» To do: Produce nothing but an exact copy of the lines from the one containing "Rebuild this chart" through the one containing "const yTicks = [0, 500, 1000, 1500, 2000];", and do not carry over pictures.

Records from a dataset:
-- start --
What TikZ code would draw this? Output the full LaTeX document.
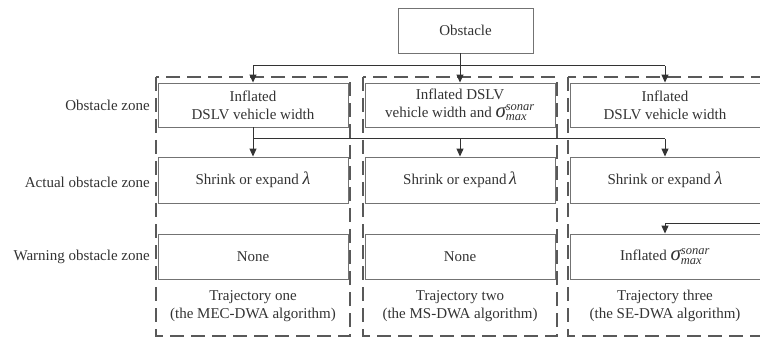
\documentclass[tikz,border=0pt]{standalone}
\usepackage{amsmath}
\usepackage{fontspec}
\setmainfont{Liberation Serif}
\usetikzlibrary{arrows.meta}
\begin{document}
\begin{tikzpicture}[x=1pt,y=-1pt,
  every node/.style={font=\fontsize{15}{18}\selectfont, text=black!80},
  zonebox/.style={draw=black!55, line width=0.9pt, minimum width=190pt, inner sep=0pt, align=center},
  lane/.style={draw=black!65, line width=1.2pt, dash pattern=on 14pt off 7pt},
  link/.style={draw=black!80, line width=1pt},
  arr/.style={link, -{Triangle[length=8pt,width=7pt]}},
  rowlabel/.style={anchor=east, inner sep=0pt}
]
\useasboundingbox (0,0) rectangle (760,339);
\newcommand{\scr}[1]{\text{\fontsize{12.5}{12.5}\selectfont\itshape #1}}
\newcommand{\sig}{${\text{\fontsize{21}{21}\selectfont\itshape σ}}^{\scr{sonar}}_{\scr{max}}$}
\newcommand{\lam}{{\fontsize{18}{18}\selectfont\itshape λ}}

% dashed trajectory lanes
\draw[lane] (156,77) rectangle (350,336);
\draw[lane] (363,77) rectangle (557,336);
\draw[lane] (568,77) rectangle (775,336);

% source node
\node[draw=black!55, line width=0.9pt, minimum width=135pt, minimum height=45pt, inner sep=0pt] (ob) at (465.5,30.5) {Obstacle};

% row 1: obstacle zone
\node[zonebox, minimum height=44pt] (b11) at (253,105) {Inflated\\DSLV vehicle width};
\node[zonebox, minimum height=44pt] (b12) at (460,105) {Inflated DSLV\\vehicle width and \sig};
\node[zonebox, minimum height=44pt] (b13) at (665,105) {Inflated\\DSLV vehicle width};

% row 2: actual obstacle zone
\node[zonebox, minimum height=46pt] (b21) at (253,180) {Shrink or expand \lam};
\node[zonebox, minimum height=46pt] (b22) at (460,180) {Shrink or expand\,\lam};
\node[zonebox, minimum height=46pt] (b23) at (665,180) {Shrink or expand \lam};

% row 3: warning obstacle zone
\node[zonebox, minimum height=45pt] (b31) at (253,256.5) {None};
\node[zonebox, minimum height=45pt] (b32) at (460,256.5) {None};
\node[zonebox, minimum height=45pt] (b33) at (665,256.5) {Inflated \sig};

% trajectory captions
\node[align=center] (t1) at (253,306) {Trajectory one\\(the MEC-DWA algorithm)};
\node[align=center] (t2) at (460,306) {Trajectory two\\(the MS-DWA algorithm)};
\node[align=center] (t3) at (665,306) {Trajectory three\\(the SE-DWA algorithm)};

% row labels
\node[rowlabel] (l1) at (150,105) {Obstacle zone};
\node[rowlabel] (l2) at (150,182) {Actual obstacle zone};
\node[rowlabel] (l3) at (150,257) {Warning obstacle zone};

% junction levels
\coordinate (j1) at (0,66);
\coordinate (j2) at (0,139);
\coordinate (src3) at (765,223);

% obstacle feeds the three obstacle zones
\draw[arr] (ob.south -| b12.north) -- (b12.north);
\draw[link] (b11.north |- j1) -- (b13.north |- j1);
\draw[arr] (b11.north |- j1) -- (b11.north);
\draw[arr] (b13.north |- j1) -- (b13.north);

% obstacle zone feeds the actual obstacle zones
\draw[link] (b11.south) -- (b11.south |- j2) -- (b13.north |- j2);
\draw[arr] (b11.south |- j2) -- (b21.north);
\draw[arr] (b12.south |- j2) -- (b22.north);
\draw[arr] (b13.south |- j2) -- (b23.north);

% warning zone input of trajectory three
\draw[arr] (src3) -- (src3 -| b33.north) -- (b33.north);
\end{tikzpicture}
\end{document}
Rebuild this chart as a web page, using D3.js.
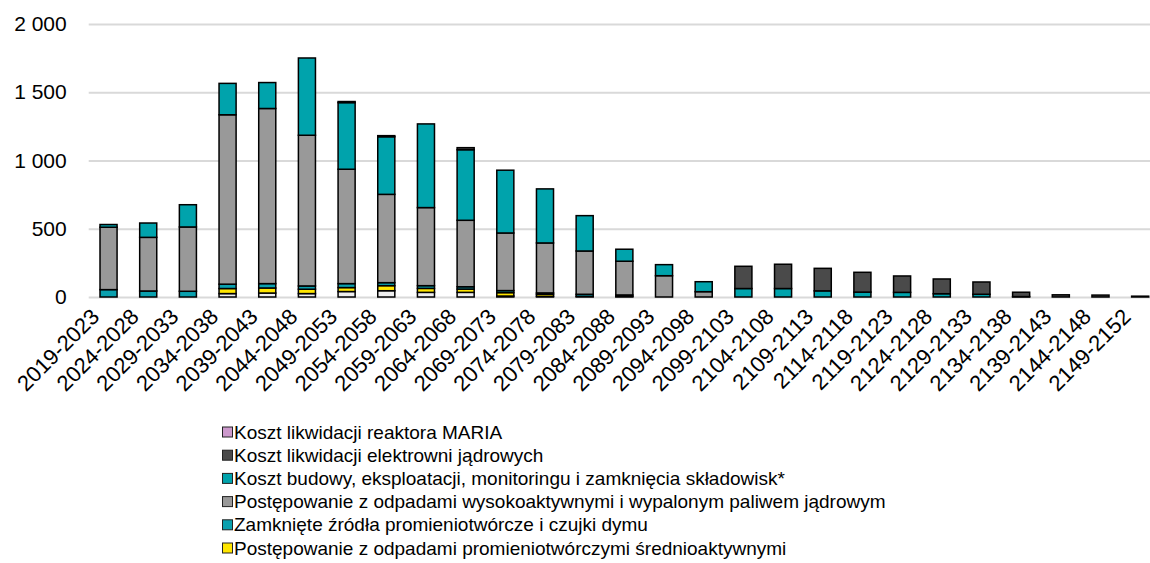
<!DOCTYPE html>
<html>
<head>
<meta charset="utf-8">
<script src="https://cdn.jsdelivr.net/npm/d3@7"></script>
<style>
  body { margin: 0; background: #fff; }
  text { font-family: "Liberation Sans", Arial, sans-serif; fill: #000; }
</style>
</head>
<body>
<div id="chart"></div>
<script>
const categories = ["2019-2023","2024-2028","2029-2033","2034-2038","2039-2043","2044-2048","2049-2053",
  "2054-2058","2059-2063","2064-2068","2069-2073","2074-2078","2079-2083","2084-2088","2089-2093",
  "2094-2098","2099-2103","2104-2108","2109-2113","2114-2118","2119-2123","2124-2128","2129-2133",
  "2134-2138","2139-2143","2144-2148","2149-2152"];

// stack order: bottom -> top
const pozostale     = [0,0,0,25,29,25,40,46,34,34,7,5,0,0,0,0,0,0,0,0,0,0,0,0,0,0,0];
const srednioakt    = [0,0,0,37,37,32,29,37,29,24,25,15,5,5,0,0,0,0,0,0,0,0,0,0,0,0,0];
const zamkniete     = [54,44,42,32,32,24,29,22,20,17,15,10,15,10,0,0,0,0,0,0,0,0,0,0,0,0,0];
const wysokoakt     = [457,393,471,1241,1283,1104,838,647,572,487,422,366,317,247,156,39,0,0,0,0,0,0,0,0,0,0,0];
const skladowiska   = [20,105,163,230,190,566,488,422,613,517,460,396,259,88,81,73,62,62,45,36,34,24,20,3,0,0,0];
const elektrownie   = [0,0,0,0,0,0,8,8,0,15,0,0,0,0,0,0,163,178,165,145,120,108,90,32,16,14,0];
const maria         = [0,0,0,0,0,0,0,0,0,0,0,0,0,0,0,0,0,0,0,0,0,0,0,0,0,0,6];

const yTicks = [0, 500, 1000, 1500, 2000];

const series = [
  {key: "pozostale", values: pozostale, color: "#eeeeee", label: null},
  {key: "srednioakt", values: srednioakt, color: "#ffe600", label: "Postępowanie z odpadami promieniotwórczymi średnioaktywnymi"},
  {key: "zamkniete", values: zamkniete, color: "#0aa0ae", label: "Zamknięte źródła promieniotwórcze i czujki dymu"},
  {key: "wysokoakt", values: wysokoakt, color: "#999999", label: "Postępowanie z odpadami wysokoaktywnymi i wypalonym paliwem jądrowym"},
  {key: "skladowiska", values: skladowiska, color: "#00a3ac", label: "Koszt budowy, eksploatacji, monitoringu i zamknięcia składowisk*"},
  {key: "elektrownie", values: elektrownie, color: "#4a4a4a", label: "Koszt likwidacji elektrowni jądrowych"},
  {key: "maria", values: maria, color: "#cc99cc", label: "Koszt likwidacji reaktora MARIA"}
];

const W = 1150, H = 563;
const plot = {left: 88.7, right: 1160, top: 24, bottom: 297};

const rows = categories.map((c, i) => {
  const r = {cat: c};
  series.forEach(s => r[s.key] = s.values[i]);
  return r;
});

const stacked = d3.stack().keys(series.map(s => s.key))(rows);

const x = d3.scaleBand()
  .domain(categories)
  .range([plot.left, plot.right])
  .paddingInner(0.57)
  .paddingOuter(0.285);

const y = d3.scaleLinear()
  .domain([0, 2000])
  .range([plot.bottom, plot.top]);

const svg = d3.select("#chart").append("svg")
  .attr("width", W)
  .attr("height", H);

const fmt = d3.formatLocale({decimal: ",", thousands: " ", grouping: [3], currency: ["", " zł"]}).format(",d");

// grid + y labels
const yAxis = svg.append("g")
  .attr("transform", "translate(" + plot.left + ",0)")
  .call(d3.axisLeft(y).tickValues(yTicks).tickSize(-(W - plot.left)).tickPadding(22).tickFormat(fmt));
yAxis.select(".domain").remove();
yAxis.selectAll(".tick line").attr("stroke", "#d9d9d9").attr("stroke-width", 2);
yAxis.selectAll(".tick text").style("font-size", "21px").attr("fill", "#000");

// bars
const layers = svg.append("g").selectAll("g")
  .data(stacked)
  .enter().append("g")
  .attr("fill", (d, i) => series[i].color);

layers.selectAll("rect")
  .data(d => d.filter(p => p[1] - p[0] > 0))
  .enter().append("rect")
  .attr("x", d => x(d.data.cat))
  .attr("width", x.bandwidth())
  .attr("y", d => y(d[1]))
  .attr("height", d => y(d[0]) - y(d[1]))
  .attr("stroke", "#000")
  .attr("stroke-width", 1.5);

// x labels
const xAxis = svg.append("g")
  .attr("transform", "translate(0," + plot.bottom + ")")
  .call(d3.axisBottom(x).tickSize(0).tickPadding(0));
xAxis.select(".domain").remove();
xAxis.selectAll(".tick text")
  .style("font-size", "22px")
  .attr("fill", "#000")
  .attr("text-anchor", "end")
  .attr("dy", null)
  .attr("y", 0)
  .attr("transform", "translate(-8,21) rotate(-45)");

// legend
const legendItems = series.filter(s => s.label).reverse();
const legend = svg.append("g").attr("transform", "translate(222,432)");
const li = legend.selectAll("g")
  .data(legendItems)
  .enter().append("g")
  .attr("transform", (d, i) => "translate(0," + (i * 23.2) + ")");
li.append("rect")
  .attr("x", 0.5).attr("y", -5)
  .attr("width", 10).attr("height", 10)
  .attr("fill", d => d.color)
  .attr("stroke", "#222").attr("stroke-width", 1);
li.append("text")
  .attr("x", 12)
  .attr("y", 0)
  .attr("dy", "0.35em")
  .style("font-size", "19px")
  .text(d => d.label);
</script>
</body>
</html>
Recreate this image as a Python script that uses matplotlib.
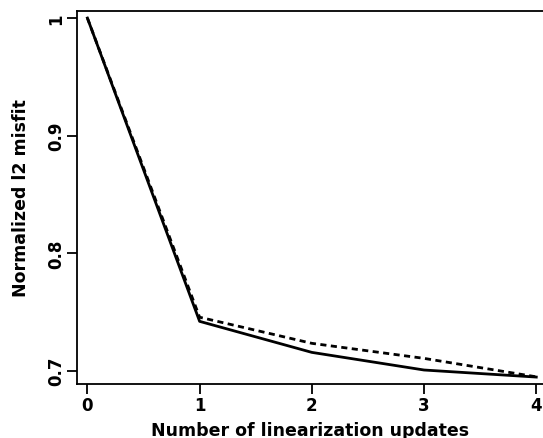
-- end --
» Completed task:
Rebuild this chart as a web page, using D3.js.
<!DOCTYPE html>
<html>
<head>
<meta charset="utf-8">
<script src="https://cdn.jsdelivr.net/npm/d3@7"></script>
<style>
  body { margin: 0; background: #fff; }
  text { font-family: "Liberation Sans", Arial, sans-serif; fill: #000; }
</style>
</head>
<body>
<div id="chart"></div>
<script>
const categories = ["2019-2023","2024-2028","2029-2033","2034-2038","2039-2043","2044-2048","2049-2053",
  "2054-2058","2059-2063","2064-2068","2069-2073","2074-2078","2079-2083","2084-2088","2089-2093",
  "2094-2098","2099-2103","2104-2108","2109-2113","2114-2118","2119-2123","2124-2128","2129-2133",
  "2134-2138","2139-2143","2144-2148","2149-2152"];

// stack order: bottom -> top
const pozostale     = [0,0,0,25,29,25,40,46,34,34,7,5,0,0,0,0,0,0,0,0,0,0,0,0,0,0,0];
const srednioakt    = [0,0,0,37,37,32,29,37,29,24,25,15,5,5,0,0,0,0,0,0,0,0,0,0,0,0,0];
const zamkniete     = [54,44,42,32,32,24,29,22,20,17,15,10,15,10,0,0,0,0,0,0,0,0,0,0,0,0,0];
const wysokoakt     = [457,393,471,1241,1283,1104,838,647,572,487,422,366,317,247,156,39,0,0,0,0,0,0,0,0,0,0,0];
const skladowiska   = [20,105,163,230,190,566,488,422,613,517,460,396,259,88,81,73,62,62,45,36,34,24,20,3,0,0,0];
const elektrownie   = [0,0,0,0,0,0,8,8,0,15,0,0,0,0,0,0,163,178,165,145,120,108,90,32,16,14,0];
const maria         = [0,0,0,0,0,0,0,0,0,0,0,0,0,0,0,0,0,0,0,0,0,0,0,0,0,0,6];

const yTicks = [0, 500, 1000, 1500, 2000];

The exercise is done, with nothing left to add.